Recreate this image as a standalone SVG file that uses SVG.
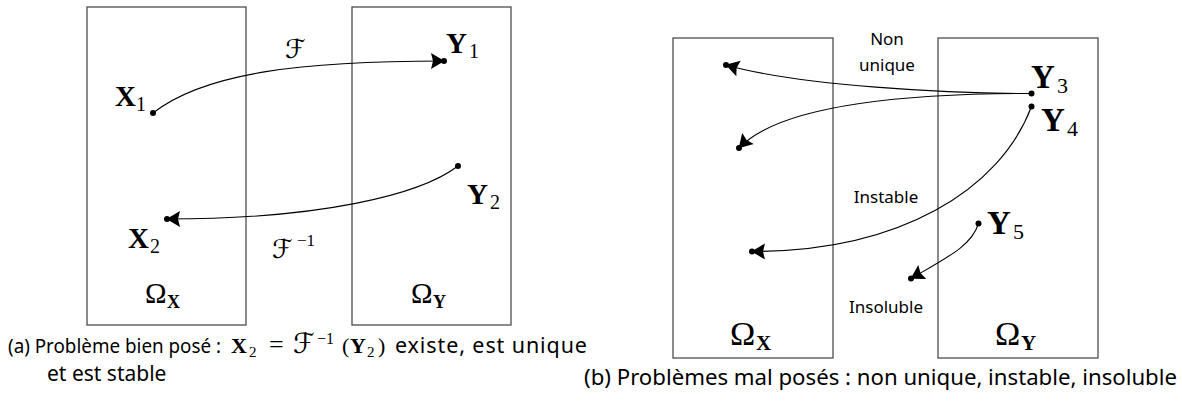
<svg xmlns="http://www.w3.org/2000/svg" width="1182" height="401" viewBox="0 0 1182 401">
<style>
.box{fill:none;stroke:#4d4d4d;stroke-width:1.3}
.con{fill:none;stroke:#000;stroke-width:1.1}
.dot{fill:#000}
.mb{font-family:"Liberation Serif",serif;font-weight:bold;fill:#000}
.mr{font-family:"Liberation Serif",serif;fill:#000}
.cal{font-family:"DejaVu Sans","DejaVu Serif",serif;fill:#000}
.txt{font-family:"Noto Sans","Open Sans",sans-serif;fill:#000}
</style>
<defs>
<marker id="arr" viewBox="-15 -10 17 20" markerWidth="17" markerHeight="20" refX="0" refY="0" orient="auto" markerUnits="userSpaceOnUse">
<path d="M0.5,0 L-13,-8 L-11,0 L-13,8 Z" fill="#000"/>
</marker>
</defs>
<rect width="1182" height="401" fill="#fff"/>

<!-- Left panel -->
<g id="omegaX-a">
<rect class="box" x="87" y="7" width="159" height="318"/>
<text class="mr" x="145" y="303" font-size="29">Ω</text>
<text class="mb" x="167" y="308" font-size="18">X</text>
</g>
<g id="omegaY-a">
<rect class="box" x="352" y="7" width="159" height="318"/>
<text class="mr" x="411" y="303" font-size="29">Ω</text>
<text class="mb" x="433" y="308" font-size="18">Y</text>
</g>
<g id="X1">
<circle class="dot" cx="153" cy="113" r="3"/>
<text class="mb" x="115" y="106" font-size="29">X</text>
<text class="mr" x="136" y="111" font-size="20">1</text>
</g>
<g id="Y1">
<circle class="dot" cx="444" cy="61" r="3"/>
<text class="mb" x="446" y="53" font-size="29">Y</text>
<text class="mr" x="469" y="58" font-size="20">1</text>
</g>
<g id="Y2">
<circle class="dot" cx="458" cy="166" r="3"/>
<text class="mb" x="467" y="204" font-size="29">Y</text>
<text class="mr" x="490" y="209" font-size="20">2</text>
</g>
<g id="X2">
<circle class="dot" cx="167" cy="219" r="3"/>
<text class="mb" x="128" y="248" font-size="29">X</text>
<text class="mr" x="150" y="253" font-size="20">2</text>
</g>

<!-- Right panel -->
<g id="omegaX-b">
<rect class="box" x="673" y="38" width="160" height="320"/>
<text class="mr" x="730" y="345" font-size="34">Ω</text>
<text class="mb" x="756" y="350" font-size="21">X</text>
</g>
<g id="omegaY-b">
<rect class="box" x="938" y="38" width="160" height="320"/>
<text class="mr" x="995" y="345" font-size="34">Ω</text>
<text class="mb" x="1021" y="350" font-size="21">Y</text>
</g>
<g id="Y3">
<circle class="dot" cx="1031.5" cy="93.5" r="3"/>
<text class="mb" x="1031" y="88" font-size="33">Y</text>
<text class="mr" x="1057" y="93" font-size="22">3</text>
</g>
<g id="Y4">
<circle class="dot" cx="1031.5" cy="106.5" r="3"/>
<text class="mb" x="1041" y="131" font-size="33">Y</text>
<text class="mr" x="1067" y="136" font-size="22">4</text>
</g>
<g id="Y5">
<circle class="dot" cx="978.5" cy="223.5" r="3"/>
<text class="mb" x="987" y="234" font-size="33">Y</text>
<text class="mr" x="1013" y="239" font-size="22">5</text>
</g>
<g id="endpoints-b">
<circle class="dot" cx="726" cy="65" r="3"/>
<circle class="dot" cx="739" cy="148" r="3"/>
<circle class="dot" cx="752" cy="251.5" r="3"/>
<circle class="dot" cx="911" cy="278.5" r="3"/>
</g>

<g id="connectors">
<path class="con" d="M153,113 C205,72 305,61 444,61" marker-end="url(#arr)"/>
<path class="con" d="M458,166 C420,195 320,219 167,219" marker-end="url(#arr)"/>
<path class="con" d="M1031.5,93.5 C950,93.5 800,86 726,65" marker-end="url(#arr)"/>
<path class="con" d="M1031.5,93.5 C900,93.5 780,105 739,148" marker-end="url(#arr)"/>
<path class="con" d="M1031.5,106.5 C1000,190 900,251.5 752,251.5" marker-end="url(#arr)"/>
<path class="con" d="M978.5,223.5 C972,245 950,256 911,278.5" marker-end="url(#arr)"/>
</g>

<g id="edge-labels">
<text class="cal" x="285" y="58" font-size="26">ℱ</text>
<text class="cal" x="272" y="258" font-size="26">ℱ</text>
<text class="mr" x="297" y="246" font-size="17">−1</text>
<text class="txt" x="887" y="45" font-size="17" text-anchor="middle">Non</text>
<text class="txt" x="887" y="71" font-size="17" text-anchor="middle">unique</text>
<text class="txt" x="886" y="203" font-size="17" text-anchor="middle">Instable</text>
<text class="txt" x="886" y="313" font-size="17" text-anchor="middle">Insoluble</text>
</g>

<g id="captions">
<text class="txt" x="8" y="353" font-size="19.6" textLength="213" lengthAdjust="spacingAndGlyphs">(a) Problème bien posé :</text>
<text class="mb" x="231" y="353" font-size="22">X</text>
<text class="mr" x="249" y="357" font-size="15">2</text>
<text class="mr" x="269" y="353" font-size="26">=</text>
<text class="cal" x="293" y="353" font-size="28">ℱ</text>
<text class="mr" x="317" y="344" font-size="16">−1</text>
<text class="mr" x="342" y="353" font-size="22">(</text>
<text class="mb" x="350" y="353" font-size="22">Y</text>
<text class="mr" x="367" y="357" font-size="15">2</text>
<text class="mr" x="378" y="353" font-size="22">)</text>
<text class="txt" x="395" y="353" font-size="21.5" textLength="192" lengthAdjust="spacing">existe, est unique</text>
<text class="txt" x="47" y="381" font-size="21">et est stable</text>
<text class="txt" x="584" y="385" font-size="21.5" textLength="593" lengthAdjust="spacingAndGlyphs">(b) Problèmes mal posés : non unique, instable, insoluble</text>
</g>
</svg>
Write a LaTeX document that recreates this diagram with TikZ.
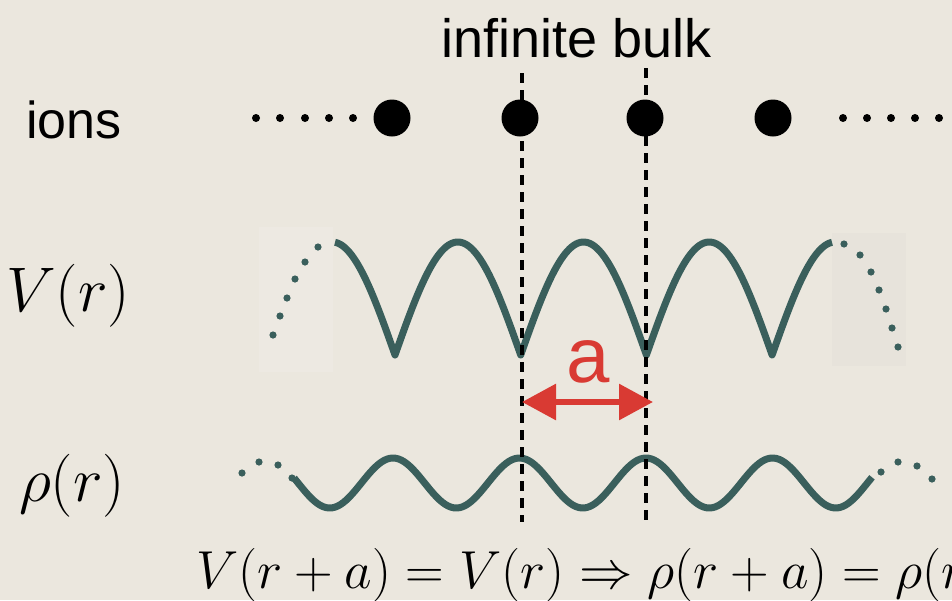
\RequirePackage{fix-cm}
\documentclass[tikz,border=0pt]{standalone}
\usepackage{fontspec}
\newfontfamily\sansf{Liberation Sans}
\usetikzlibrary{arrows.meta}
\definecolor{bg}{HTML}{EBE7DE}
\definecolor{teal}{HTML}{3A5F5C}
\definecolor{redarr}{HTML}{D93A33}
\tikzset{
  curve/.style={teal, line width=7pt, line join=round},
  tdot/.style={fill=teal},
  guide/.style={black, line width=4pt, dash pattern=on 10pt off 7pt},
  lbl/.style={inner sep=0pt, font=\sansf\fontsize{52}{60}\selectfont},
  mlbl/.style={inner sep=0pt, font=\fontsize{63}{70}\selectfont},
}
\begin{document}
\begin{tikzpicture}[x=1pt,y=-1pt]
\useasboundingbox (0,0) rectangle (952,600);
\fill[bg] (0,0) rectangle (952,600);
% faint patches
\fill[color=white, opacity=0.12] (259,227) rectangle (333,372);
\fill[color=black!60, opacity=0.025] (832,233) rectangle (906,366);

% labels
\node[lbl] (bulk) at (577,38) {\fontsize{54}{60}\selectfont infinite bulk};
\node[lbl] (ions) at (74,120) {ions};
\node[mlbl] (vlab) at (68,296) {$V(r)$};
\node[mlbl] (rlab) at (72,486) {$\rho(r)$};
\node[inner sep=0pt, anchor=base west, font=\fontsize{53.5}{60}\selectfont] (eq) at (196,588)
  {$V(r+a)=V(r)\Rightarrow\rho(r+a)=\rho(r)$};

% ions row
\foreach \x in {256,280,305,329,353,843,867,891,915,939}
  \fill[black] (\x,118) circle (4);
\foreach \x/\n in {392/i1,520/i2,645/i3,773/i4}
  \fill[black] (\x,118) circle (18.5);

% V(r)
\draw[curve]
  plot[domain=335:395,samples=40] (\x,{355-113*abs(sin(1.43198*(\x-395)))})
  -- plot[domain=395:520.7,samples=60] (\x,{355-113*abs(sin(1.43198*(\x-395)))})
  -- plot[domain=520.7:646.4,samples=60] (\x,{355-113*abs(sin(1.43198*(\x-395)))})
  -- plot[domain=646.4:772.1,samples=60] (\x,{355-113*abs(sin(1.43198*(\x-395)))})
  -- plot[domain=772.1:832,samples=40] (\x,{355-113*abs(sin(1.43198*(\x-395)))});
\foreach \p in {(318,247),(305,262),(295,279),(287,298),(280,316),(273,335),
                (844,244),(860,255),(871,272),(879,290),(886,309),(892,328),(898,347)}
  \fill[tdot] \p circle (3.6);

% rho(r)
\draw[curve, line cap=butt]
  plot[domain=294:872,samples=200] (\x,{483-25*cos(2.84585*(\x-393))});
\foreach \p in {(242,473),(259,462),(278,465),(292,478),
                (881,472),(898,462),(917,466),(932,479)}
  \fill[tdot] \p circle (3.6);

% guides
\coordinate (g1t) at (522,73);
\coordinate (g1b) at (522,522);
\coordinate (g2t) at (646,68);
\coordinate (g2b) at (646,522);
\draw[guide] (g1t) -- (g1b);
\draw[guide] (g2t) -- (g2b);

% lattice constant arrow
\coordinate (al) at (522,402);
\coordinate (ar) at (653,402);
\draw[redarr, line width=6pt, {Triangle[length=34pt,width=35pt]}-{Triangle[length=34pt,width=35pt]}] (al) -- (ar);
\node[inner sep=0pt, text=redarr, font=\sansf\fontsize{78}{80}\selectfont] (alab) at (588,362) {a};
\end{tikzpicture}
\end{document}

#### [What to work on]
Of the lines above, copy only those from the one holding "Write a LaTeX" to the one holding "(\x,118) circle (18.5);", both included, and exclude every image.

#### [The output]
Write a LaTeX document that recreates this diagram with TikZ.
\RequirePackage{fix-cm}
\documentclass[tikz,border=0pt]{standalone}
\usepackage{fontspec}
\newfontfamily\sansf{Liberation Sans}
\usetikzlibrary{arrows.meta}
\definecolor{bg}{HTML}{EBE7DE}
\definecolor{teal}{HTML}{3A5F5C}
\definecolor{redarr}{HTML}{D93A33}
\tikzset{
  curve/.style={teal, line width=7pt, line join=round},
  tdot/.style={fill=teal},
  guide/.style={black, line width=4pt, dash pattern=on 10pt off 7pt},
  lbl/.style={inner sep=0pt, font=\sansf\fontsize{52}{60}\selectfont},
  mlbl/.style={inner sep=0pt, font=\fontsize{63}{70}\selectfont},
}
\begin{document}
\begin{tikzpicture}[x=1pt,y=-1pt]
\useasboundingbox (0,0) rectangle (952,600);
\fill[bg] (0,0) rectangle (952,600);
% faint patches
\fill[color=white, opacity=0.12] (259,227) rectangle (333,372);
\fill[color=black!60, opacity=0.025] (832,233) rectangle (906,366);

% labels
\node[lbl] (bulk) at (577,38) {\fontsize{54}{60}\selectfont infinite bulk};
\node[lbl] (ions) at (74,120) {ions};
\node[mlbl] (vlab) at (68,296) {$V(r)$};
\node[mlbl] (rlab) at (72,486) {$\rho(r)$};
\node[inner sep=0pt, anchor=base west, font=\fontsize{53.5}{60}\selectfont] (eq) at (196,588)
  {$V(r+a)=V(r)\Rightarrow\rho(r+a)=\rho(r)$};

% ions row
\foreach \x in {256,280,305,329,353,843,867,891,915,939}
  \fill[black] (\x,118) circle (4);
\foreach \x/\n in {392/i1,520/i2,645/i3,773/i4}
  \fill[black] (\x,118) circle (18.5);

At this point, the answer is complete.